▼▼▼
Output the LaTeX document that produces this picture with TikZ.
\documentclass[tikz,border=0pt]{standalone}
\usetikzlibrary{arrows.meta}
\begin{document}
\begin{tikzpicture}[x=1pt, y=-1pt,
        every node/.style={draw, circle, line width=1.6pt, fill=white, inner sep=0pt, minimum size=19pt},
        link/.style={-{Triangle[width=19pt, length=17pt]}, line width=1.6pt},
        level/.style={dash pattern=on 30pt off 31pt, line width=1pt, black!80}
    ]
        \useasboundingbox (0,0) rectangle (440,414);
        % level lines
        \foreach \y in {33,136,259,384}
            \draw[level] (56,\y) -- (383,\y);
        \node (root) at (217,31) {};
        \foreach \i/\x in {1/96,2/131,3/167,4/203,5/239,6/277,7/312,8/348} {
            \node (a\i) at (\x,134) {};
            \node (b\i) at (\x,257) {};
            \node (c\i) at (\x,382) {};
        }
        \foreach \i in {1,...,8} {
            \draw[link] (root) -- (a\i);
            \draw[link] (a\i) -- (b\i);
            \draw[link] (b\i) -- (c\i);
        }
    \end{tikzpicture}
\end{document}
▲▲▲
◆ **DIRECTION**: Please return the data above exactly as given.

◆ **COMPLETE ANSWER**:
Output the LaTeX document that produces this picture with TikZ.
\documentclass[tikz,border=0pt]{standalone}
\usetikzlibrary{arrows.meta}
\begin{document}
\begin{tikzpicture}[x=1pt, y=-1pt,
        every node/.style={draw, circle, line width=1.6pt, fill=white, inner sep=0pt, minimum size=19pt},
        link/.style={-{Triangle[width=19pt, length=17pt]}, line width=1.6pt},
        level/.style={dash pattern=on 30pt off 31pt, line width=1pt, black!80}
    ]
        \useasboundingbox (0,0) rectangle (440,414);
        % level lines
        \foreach \y in {33,136,259,384}
            \draw[level] (56,\y) -- (383,\y);
        \node (root) at (217,31) {};
        \foreach \i/\x in {1/96,2/131,3/167,4/203,5/239,6/277,7/312,8/348} {
            \node (a\i) at (\x,134) {};
            \node (b\i) at (\x,257) {};
            \node (c\i) at (\x,382) {};
        }
        \foreach \i in {1,...,8} {
            \draw[link] (root) -- (a\i);
            \draw[link] (a\i) -- (b\i);
            \draw[link] (b\i) -- (c\i);
        }
    \end{tikzpicture}
\end{document}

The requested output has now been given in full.